"The Financial Crisis Was Good for the BRICS."
Not for long. The 2008 financial crisis did not emanate from emerging markets. Instead, the BRICS came to the rescue when the United States, Europe, and Japan collapsed due to their overspending, fiscal imprudence, and overreliance on just-in-time production that made them too dependent on a consumer economy that quickly blew up. After the BRICS suffered brief, V-shaped recessions of their own, as swift in their decline as they were in their recovery, the BRICS' demand helped pull the global economy out of its initial slump.

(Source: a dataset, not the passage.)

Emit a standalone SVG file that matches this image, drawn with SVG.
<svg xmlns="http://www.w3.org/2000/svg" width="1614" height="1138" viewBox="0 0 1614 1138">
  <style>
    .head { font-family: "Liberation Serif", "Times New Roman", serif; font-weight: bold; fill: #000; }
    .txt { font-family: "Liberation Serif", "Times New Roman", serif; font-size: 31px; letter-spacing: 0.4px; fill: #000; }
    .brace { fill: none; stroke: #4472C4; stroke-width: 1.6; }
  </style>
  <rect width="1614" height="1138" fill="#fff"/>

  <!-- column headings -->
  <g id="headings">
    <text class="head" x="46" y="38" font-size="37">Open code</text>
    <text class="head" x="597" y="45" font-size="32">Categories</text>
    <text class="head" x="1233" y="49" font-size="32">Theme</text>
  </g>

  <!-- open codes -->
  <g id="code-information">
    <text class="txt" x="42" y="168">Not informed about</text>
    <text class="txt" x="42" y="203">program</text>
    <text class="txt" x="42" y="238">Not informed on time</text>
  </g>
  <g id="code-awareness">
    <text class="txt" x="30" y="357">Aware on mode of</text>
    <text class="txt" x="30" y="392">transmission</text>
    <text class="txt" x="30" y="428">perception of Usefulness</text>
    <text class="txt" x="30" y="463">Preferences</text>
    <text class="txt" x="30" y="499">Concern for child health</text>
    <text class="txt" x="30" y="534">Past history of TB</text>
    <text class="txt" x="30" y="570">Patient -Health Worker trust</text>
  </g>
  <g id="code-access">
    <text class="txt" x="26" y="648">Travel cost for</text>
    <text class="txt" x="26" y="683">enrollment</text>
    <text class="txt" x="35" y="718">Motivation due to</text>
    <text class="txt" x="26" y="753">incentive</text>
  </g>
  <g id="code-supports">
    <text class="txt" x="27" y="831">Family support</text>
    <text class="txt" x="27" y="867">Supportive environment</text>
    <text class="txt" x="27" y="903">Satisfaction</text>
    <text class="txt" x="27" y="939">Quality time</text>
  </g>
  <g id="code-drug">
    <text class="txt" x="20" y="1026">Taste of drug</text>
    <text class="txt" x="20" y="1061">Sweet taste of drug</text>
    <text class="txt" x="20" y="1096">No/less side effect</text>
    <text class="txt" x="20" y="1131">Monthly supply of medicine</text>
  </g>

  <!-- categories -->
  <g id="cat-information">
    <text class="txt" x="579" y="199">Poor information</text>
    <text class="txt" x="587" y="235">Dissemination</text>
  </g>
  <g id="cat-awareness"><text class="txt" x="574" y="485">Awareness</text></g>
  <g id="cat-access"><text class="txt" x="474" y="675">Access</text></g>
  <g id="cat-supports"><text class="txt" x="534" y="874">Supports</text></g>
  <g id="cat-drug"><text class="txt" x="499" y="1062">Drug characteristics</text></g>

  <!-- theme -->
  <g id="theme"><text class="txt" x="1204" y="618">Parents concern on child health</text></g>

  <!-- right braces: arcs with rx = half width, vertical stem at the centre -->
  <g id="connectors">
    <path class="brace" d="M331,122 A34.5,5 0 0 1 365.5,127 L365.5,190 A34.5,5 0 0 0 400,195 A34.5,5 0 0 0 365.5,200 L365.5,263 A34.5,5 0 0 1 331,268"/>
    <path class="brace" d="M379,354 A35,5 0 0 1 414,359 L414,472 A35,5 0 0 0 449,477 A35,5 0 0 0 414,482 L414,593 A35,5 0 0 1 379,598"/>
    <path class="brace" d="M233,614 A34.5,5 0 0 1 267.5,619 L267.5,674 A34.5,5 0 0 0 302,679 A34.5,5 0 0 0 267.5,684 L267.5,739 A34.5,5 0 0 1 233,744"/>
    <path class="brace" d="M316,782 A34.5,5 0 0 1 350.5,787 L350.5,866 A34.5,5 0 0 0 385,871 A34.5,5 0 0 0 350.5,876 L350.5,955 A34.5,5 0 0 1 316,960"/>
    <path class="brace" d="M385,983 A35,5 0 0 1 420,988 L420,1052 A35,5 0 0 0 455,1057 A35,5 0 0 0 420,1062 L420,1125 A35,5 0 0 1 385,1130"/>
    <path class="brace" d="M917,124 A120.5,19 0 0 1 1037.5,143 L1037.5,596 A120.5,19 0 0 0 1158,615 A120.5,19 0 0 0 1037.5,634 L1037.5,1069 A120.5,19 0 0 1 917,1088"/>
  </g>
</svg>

It certainly wasn't clear initially that this was how the crisis would play out. The Financial Times warned (and many investors feared) that the banking systems of emerging markets would succumb to the same massive financial problems that plagued the United States and Europe, but Asia and Latin America had learned their lessons from earlier financial crises and put their houses in order. The Chinese had ample reserves for a fiscal stimulus that was not only massive, but, unlike its U.S. counterpart, also disbursed funds quickly. The BRICS' central banks, along with those in other emerging markets, cooperated on global monetary easing. Without it (and without China's quickly disbursed stimulus at home), Western stimulus and easing would have been inadequate and ineffective. With it, demand for commodities stabilized and the world avoided a depression.

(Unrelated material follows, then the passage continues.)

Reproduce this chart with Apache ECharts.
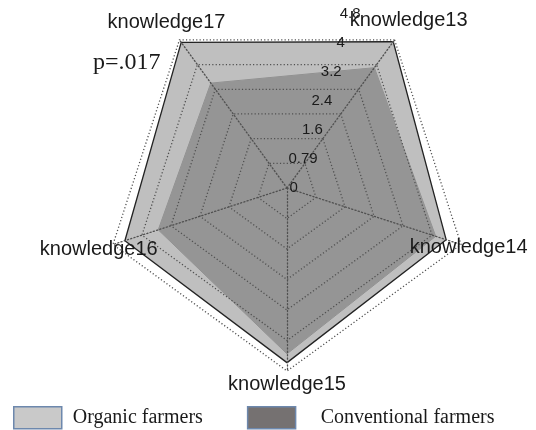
<!DOCTYPE html>
<html>
<head>
<meta charset="utf-8">
<script src="https://cdn.jsdelivr.net/npm/echarts@6/dist/echarts.min.js"></script>
<style>html,body{margin:0;padding:0;background:#fff}#c{width:536px;height:430px}</style>
</head>
<body>
<div id="c"></div>
<script>
// indicators in drawing order (counter-clockwise from upper right)
var categories = ['knowledge13', 'knowledge17', 'knowledge16', 'knowledge15', 'knowledge14'];
var organic = [4.72, 4.7, 4.45, 4.56, 4.37];
var conventional = [3.9, 3.4, 3.55, 4.35, 4.1];
var tickLabels = ['0', '0.79', '1.6', '2.4', '3.2', '4', '4.8'];
var nameGaps = [24, 22, 15, 13, 8];
var maxValue = 4.8;

var chart = echarts.init(document.getElementById('c'), null, {renderer: 'canvas'});
var dotted = {color: '#505050', width: 1.3, type: [1.2, 2.2]};

var option = {
  animation: false,
  title: {
    text: 'p=.017', left: 88, top: 46,
    textStyle: {fontFamily: 'Liberation Serif', fontSize: 24, fontWeight: 'normal', color: '#1a1a1a'}
  },
  legend: {
    data: ['Organic farmers', 'Conventional farmers'],
    left: 8, top: 401, itemWidth: 48, itemHeight: 22, itemGap: 44,
    icon: 'rect',
    itemStyle: {borderColor: '#6d88ad', borderWidth: 1.5},
    formatter: function (n) { return n === 'Organic farmers' ? '{a|' + n + '}' : '{b|' + n + '}'; },
    textStyle: {
      fontFamily: 'Liberation Serif', fontSize: 20, color: '#1a1a1a',
      rich: {
        a: {fontFamily: 'Liberation Serif', fontSize: 20, color: '#1a1a1a', padding: [0, 0, 0, 6]},
        b: {fontFamily: 'Liberation Serif', fontSize: 20, color: '#1a1a1a', padding: [0, 0, 0, 20]}
      }
    }
  },
  radar: [{
    center: [287, 188], radius: 183, startAngle: 54, shape: 'polygon',
    splitNumber: 6, z: 5,
    indicator: categories.map(function (c, i) { return {name: c, min: 0, max: maxValue, nameGap: nameGaps[i]}; }),
    axisName: {color: '#1a1a1a', fontFamily: 'Liberation Sans', fontSize: 20, align: 'center', verticalAlign: 'middle'},
    splitLine: {lineStyle: dotted},
    splitArea: {show: false},
    axisLine: {lineStyle: dotted},
    axisTick: {show: false},
    axisLabel: {show: false}
  }, {
    center: [285, 185], radius: 183, startAngle: 72, shape: 'polygon',
    splitNumber: 6, z: 6,
    indicator: categories.map(function (c, i) {
      var o = {name: '', min: 0, max: maxValue};
      if (i === 0) o.axisLabel = {show: true};
      return o;
    }),
    axisName: {show: false},
    splitLine: {show: false},
    splitArea: {show: false},
    axisLine: {show: false},
    axisTick: {show: false},
    axisLabel: {
      show: false, margin: -9, align: 'center', verticalAlign: 'middle',
      fontFamily: 'Liberation Sans', fontSize: 15, color: '#1a1a1a',
      formatter: function (v, idx) { return tickLabels[idx]; }
    }
  }],
  series: [{
    type: 'radar', radarIndex: 0, name: 'Organic farmers', z: 2,
    symbol: 'none',
    itemStyle: {color: '#c9c9c9'},
    lineStyle: {color: '#222', width: 2.6},
    areaStyle: {color: '#bfbfbf', opacity: 1},
    data: [{value: organic, name: 'Organic farmers'}]
  }, {
    type: 'radar', radarIndex: 0, name: 'Conventional farmers', z: 3,
    symbol: 'none',
    itemStyle: {color: '#757171'},
    lineStyle: {color: '#8f8f8f', width: 1},
    areaStyle: {color: '#959595', opacity: 1},
    data: [{value: conventional, name: 'Conventional farmers'}]
  }]
};
chart.setOption(option);
</script>
</body>
</html>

These crisis interventions came at a significant cost, however, the full price of which is not yet clear even today. The real estate bubble, which played such a big part in the United States and Southern Europe, didn't burst in the BRICS. Inflation also increased well beyond the comfort zone of central banks in China, India, and Brazil. Although all this did not provoke another crisis, it might have planted the seeds for future problems. Economic history teaches us that the next crisis usually comes from the region where the applause and self-satisfaction were loudest the previous time around. If that holds true, the next economic shock will more likely than not come from the BRICS.